Stated task » For each line in the data below that holds "chart", return a copy.

Input material »
══════════════════════════════
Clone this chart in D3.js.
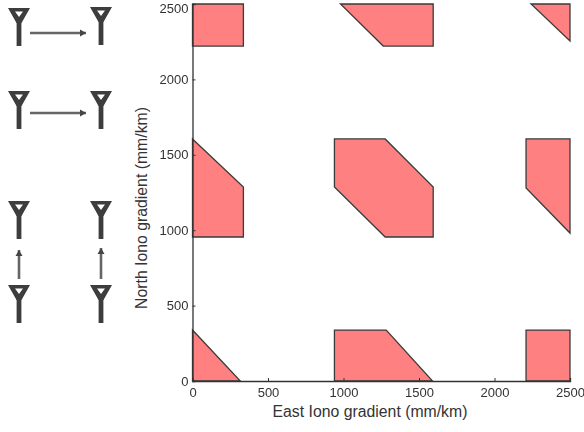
══════════════════════════════
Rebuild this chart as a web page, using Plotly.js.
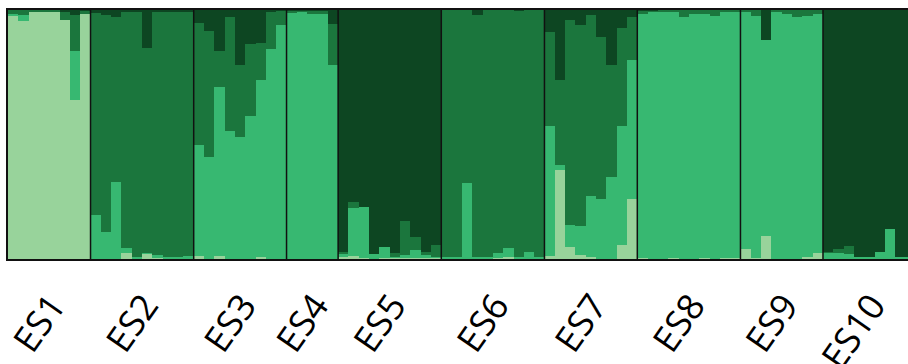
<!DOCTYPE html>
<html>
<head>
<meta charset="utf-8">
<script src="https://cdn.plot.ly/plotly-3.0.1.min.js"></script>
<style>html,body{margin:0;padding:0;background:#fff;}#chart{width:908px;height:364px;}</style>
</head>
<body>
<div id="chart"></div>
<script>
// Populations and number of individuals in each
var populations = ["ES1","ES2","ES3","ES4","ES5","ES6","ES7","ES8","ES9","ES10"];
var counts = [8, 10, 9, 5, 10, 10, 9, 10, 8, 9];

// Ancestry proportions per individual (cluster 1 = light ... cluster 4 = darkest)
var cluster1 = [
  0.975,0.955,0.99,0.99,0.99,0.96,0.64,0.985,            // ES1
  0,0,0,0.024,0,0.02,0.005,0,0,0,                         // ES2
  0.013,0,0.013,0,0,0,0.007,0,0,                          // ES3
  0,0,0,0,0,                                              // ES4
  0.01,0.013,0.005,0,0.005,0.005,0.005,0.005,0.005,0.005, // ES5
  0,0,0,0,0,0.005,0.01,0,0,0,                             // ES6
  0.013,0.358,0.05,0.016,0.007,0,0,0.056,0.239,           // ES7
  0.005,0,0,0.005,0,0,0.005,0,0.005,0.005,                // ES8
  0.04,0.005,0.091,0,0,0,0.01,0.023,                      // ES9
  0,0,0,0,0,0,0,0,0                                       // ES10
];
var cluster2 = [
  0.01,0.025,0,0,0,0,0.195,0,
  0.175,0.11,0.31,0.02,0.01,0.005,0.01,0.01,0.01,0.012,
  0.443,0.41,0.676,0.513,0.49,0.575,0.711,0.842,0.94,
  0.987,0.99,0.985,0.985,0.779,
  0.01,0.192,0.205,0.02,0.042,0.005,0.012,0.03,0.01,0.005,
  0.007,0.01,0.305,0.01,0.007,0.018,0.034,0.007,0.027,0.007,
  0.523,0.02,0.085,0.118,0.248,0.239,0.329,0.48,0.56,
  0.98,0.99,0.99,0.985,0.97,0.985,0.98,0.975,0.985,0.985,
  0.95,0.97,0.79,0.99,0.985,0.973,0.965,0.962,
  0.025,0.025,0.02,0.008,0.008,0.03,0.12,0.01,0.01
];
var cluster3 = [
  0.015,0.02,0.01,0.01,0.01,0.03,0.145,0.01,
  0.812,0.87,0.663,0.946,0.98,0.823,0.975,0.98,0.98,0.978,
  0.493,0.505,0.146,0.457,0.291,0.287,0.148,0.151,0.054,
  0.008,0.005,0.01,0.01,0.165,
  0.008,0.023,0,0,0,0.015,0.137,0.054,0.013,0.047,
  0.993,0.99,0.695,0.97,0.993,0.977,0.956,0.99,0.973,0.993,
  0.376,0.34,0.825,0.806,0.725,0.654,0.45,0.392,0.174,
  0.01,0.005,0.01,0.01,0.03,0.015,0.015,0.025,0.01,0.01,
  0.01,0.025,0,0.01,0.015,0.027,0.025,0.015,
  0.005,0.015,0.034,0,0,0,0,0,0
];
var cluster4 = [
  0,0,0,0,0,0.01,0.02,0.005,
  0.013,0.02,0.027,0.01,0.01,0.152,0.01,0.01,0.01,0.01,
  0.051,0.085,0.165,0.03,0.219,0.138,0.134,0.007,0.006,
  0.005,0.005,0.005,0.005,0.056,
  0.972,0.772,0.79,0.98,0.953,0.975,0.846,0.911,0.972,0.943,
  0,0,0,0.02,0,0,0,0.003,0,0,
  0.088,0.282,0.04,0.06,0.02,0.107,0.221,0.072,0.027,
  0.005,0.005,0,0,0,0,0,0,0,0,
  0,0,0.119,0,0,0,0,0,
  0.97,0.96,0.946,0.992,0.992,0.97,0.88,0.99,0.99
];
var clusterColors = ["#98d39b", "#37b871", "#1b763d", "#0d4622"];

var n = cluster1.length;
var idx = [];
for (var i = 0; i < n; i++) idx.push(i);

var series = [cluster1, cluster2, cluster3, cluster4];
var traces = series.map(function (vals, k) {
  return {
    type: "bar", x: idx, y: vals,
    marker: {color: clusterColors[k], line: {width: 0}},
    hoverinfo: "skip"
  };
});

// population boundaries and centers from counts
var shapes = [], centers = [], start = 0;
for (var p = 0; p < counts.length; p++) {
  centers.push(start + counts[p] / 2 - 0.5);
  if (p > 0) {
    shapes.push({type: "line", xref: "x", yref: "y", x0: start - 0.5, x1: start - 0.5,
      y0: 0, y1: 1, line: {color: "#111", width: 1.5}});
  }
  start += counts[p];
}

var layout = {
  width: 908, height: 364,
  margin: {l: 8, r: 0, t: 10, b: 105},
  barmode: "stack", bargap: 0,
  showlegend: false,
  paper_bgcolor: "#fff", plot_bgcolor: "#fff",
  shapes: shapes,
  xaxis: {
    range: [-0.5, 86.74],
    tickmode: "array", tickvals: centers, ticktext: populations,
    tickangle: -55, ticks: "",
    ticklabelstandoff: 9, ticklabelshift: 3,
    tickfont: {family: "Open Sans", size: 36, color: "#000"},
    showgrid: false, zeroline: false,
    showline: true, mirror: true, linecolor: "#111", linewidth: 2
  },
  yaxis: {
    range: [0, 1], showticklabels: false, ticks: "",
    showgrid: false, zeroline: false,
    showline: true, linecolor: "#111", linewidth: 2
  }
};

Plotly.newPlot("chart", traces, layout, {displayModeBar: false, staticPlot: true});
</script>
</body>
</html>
══════════════════════════════
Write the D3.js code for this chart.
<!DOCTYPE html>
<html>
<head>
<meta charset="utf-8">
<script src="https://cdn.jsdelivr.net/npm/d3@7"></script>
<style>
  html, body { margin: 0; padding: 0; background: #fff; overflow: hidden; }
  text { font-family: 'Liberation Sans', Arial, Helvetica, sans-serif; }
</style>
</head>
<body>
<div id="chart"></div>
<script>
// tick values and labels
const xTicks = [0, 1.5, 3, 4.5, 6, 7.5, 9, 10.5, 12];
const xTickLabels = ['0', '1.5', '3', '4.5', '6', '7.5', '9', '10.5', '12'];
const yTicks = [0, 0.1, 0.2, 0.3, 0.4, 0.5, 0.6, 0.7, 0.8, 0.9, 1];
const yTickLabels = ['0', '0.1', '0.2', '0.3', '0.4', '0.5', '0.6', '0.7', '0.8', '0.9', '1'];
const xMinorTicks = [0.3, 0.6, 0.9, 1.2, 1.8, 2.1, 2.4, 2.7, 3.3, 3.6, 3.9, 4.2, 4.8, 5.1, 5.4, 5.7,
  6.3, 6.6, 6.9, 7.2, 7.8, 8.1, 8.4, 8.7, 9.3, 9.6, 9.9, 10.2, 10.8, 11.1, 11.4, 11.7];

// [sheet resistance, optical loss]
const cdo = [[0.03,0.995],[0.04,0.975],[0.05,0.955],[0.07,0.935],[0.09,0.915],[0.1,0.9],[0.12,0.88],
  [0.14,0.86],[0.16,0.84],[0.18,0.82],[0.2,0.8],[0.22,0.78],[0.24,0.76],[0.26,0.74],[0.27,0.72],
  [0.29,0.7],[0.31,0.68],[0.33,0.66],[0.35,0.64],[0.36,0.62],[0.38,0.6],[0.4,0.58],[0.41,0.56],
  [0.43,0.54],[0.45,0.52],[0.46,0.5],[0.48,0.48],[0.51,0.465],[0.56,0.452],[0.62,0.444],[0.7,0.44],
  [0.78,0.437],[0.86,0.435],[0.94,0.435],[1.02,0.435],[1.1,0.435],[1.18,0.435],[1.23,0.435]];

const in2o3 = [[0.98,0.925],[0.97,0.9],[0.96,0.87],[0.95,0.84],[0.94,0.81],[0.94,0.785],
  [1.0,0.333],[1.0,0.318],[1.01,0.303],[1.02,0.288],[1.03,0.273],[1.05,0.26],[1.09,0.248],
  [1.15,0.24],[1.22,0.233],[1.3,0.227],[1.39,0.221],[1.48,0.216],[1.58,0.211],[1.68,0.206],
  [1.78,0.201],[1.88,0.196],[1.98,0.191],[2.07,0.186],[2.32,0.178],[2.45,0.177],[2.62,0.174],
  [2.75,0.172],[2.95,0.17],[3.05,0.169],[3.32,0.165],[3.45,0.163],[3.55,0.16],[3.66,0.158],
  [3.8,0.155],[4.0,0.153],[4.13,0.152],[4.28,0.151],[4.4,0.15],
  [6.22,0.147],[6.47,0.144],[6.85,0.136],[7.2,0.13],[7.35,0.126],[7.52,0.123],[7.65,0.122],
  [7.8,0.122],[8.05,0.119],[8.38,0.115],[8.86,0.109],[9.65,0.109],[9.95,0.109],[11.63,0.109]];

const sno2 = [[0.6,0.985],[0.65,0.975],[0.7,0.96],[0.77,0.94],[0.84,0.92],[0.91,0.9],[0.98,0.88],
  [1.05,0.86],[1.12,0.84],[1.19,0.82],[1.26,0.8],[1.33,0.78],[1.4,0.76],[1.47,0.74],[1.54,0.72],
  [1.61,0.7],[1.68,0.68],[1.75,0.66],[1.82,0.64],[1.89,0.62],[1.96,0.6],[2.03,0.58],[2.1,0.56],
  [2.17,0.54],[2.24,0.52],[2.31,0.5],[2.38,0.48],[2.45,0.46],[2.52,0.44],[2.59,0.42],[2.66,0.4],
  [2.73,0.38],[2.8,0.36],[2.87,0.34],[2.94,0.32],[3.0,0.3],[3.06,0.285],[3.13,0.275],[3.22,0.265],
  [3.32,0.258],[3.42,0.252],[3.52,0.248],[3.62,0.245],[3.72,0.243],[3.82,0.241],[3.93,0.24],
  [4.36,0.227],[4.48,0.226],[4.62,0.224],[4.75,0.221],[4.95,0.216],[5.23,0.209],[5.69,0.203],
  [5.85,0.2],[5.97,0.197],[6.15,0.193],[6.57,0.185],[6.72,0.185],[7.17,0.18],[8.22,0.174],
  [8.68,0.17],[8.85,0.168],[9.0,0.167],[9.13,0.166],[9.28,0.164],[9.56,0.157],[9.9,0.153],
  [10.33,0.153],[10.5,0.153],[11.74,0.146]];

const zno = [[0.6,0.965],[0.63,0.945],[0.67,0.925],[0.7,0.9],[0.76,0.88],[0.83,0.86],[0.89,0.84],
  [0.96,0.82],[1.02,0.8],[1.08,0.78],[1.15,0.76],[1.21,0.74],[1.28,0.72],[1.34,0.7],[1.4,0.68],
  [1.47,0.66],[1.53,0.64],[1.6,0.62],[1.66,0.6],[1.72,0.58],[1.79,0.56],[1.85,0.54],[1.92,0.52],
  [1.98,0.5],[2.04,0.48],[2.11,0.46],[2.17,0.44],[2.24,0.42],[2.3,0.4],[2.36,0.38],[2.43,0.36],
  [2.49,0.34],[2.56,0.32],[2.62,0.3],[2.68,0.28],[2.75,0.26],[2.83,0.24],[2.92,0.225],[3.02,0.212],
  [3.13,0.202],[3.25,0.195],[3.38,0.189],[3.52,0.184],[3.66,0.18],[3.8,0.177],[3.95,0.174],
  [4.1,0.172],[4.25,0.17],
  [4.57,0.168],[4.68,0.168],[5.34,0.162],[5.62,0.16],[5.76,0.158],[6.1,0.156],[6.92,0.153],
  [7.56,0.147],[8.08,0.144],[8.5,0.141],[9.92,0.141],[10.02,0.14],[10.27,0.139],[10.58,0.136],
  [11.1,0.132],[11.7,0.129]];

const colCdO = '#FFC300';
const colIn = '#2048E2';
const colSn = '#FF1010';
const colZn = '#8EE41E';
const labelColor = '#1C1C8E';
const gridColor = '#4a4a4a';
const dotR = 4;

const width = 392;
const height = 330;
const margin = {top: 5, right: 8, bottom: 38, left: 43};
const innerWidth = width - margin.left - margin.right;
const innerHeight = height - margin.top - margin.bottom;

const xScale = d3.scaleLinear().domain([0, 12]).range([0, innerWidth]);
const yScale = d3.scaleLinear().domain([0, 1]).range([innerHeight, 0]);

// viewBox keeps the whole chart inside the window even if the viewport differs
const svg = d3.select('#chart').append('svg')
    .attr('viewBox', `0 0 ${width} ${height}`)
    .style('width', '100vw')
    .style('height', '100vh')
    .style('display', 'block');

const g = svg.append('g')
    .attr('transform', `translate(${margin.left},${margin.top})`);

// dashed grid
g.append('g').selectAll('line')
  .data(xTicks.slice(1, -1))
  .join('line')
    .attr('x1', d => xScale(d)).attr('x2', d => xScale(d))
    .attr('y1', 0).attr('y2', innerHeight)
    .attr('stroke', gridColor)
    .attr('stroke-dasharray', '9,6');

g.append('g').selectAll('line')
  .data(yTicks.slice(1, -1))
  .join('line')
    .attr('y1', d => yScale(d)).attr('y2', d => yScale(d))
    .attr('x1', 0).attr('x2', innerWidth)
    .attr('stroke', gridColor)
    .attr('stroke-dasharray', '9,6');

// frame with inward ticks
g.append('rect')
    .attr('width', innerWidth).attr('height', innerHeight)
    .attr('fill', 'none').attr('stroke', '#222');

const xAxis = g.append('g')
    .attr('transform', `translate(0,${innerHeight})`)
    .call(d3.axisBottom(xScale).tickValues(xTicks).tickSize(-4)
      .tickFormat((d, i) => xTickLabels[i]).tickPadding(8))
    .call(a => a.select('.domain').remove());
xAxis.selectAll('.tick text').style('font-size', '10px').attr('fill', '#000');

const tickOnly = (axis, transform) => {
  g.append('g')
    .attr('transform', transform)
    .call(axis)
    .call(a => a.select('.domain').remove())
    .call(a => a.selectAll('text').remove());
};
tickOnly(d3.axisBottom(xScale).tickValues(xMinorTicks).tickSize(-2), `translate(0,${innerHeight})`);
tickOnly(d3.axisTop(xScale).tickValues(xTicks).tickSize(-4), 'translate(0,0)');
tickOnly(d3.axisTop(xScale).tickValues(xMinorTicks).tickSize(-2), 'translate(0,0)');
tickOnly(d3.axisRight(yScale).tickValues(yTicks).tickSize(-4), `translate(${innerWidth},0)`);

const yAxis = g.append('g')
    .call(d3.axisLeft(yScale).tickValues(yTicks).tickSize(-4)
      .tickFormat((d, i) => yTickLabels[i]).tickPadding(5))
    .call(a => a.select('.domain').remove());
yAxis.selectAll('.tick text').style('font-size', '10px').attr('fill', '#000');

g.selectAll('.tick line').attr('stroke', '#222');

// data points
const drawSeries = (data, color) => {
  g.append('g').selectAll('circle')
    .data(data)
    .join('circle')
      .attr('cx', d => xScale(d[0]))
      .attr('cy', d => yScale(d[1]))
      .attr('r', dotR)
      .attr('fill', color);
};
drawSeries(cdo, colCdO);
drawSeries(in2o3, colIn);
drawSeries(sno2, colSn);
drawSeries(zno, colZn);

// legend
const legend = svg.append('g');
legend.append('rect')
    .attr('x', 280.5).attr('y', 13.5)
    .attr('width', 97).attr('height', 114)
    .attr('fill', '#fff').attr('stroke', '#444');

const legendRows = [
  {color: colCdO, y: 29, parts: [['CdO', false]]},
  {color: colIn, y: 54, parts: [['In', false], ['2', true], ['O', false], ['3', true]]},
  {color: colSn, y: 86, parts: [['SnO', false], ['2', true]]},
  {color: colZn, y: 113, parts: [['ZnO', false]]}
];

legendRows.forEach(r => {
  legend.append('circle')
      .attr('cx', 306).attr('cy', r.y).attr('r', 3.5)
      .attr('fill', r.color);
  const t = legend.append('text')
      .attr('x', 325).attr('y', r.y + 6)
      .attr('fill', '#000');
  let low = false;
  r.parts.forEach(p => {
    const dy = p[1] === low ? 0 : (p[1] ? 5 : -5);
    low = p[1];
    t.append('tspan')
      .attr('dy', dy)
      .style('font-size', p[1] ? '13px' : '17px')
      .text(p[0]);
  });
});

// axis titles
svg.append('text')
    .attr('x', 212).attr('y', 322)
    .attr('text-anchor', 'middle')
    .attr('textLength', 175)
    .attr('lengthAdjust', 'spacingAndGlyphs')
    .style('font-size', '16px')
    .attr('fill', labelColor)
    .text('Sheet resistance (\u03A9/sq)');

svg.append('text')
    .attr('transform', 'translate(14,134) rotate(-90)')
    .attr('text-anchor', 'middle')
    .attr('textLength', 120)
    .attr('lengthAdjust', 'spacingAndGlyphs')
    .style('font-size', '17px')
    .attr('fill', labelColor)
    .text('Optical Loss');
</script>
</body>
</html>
══════════════════════════════
Reply »
Clone this chart in D3.js.
Rebuild this chart as a web page, using Plotly.js.
<style>html,body{margin:0;padding:0;background:#fff;}#chart{width:908px;height:364px;}</style>
<div id="chart"></div>
Plotly.newPlot("chart", traces, layout, {displayModeBar: false, staticPlot: true});
Write the D3.js code for this chart.
<div id="chart"></div>
// viewBox keeps the whole chart inside the window even if the viewport differs
const svg = d3.select('#chart').append('svg')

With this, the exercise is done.